From Asbury Park to the Promised Land: The Life and Music of Bruce Springsteen opened at the National Constitution Center in Philadelphia this past weekend. The Rock Hall curated the exhibit, and it was the major temporary exhibit at the Rock and Roll Hall of Fame and Museum from April 2009 to February 2011.
The Springsteen exhibit was not originally intended to travel, but after representatives from the Constitution Center came to Cleveland to see it, they thought it would be a great fit for their museum. We had several discussions with them, and we worked with Springsteen’s management to see whether moving it was a possibility. In the end, we all agreed that it made sense to take the exhibit to the Constitution Center. After all, Springsteen’s roots go back to the Jersey Shore, an area not that far from Philadelphia. Moreover, Springsteen is a truly American musician and songwriter, someone who has given voice to the restlessness, hopes and dreams of ordinary Americans. Millions of listeners have found their experience of the American dream reflected in his songs about the lonely, the lost, the unemployed, immigrants and military veterans. The City of Brotherly Love was a fitting location for an exhibit exploring the life and career of Bruce Springsteen.

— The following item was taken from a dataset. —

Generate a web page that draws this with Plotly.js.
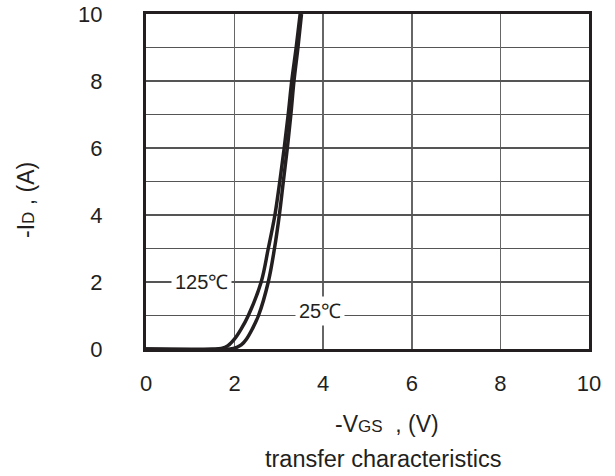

The Constitution Center celebrated the opening with three days of events. Last Wednesday featured a special press preview of the exhibit. Roughly 100 journalists turned out for a luncheon and preview tour of the exhibit. I spoke about putting the exhibit together, while Constitution Center President and CEO David Eisner talked about its relevance to his museum’s mission. Frank Stefanko, the photographer who shot the cover photos for Darkness on the Edge of Town and The River, was also there to meet with the reporters.
The Constitution Center hosted Greetings from Asbury Park, an opening celebration that featured the B Street Band, a Springsteen tribute band, on Wednesday evening. More than 1,100 people turned out for the event. On Thursday, the center hosted an Educator Open House. Hundreds of teachers turned out for the event, and I did three programs in a museum auditorium, presenting a slideshow of some of the artifacts featured in the exhibit, and talking about how the Rock Hall put the exhibit together. A School of Rock band performed Springsteen songs at the open house. Finally, on Friday morning, the exhibit opened to the public. The School of Rock was once again on the scene, and we had a formal ribbon-cutting. (pictured: Springsteen's 1954 Fender Telecaster body with 1952 Fender Esquire neck. Springsteen purchased the guitar immediately after signing his contract with Columbia Records. The guitar is also featured on the cover of Born to Run.)
It is truly awesome that the exhibit is in Philadelphia, and now even more of Springsteen’s fans will have a chance to see the exhibit, which includes the outfit Springsteen wore on the cover of Born in the USA, his handwritten lyrics to "Born to Run" and his 1960 Corvette. We especially want to thank the Constitution Center for all that they have done to make this possible.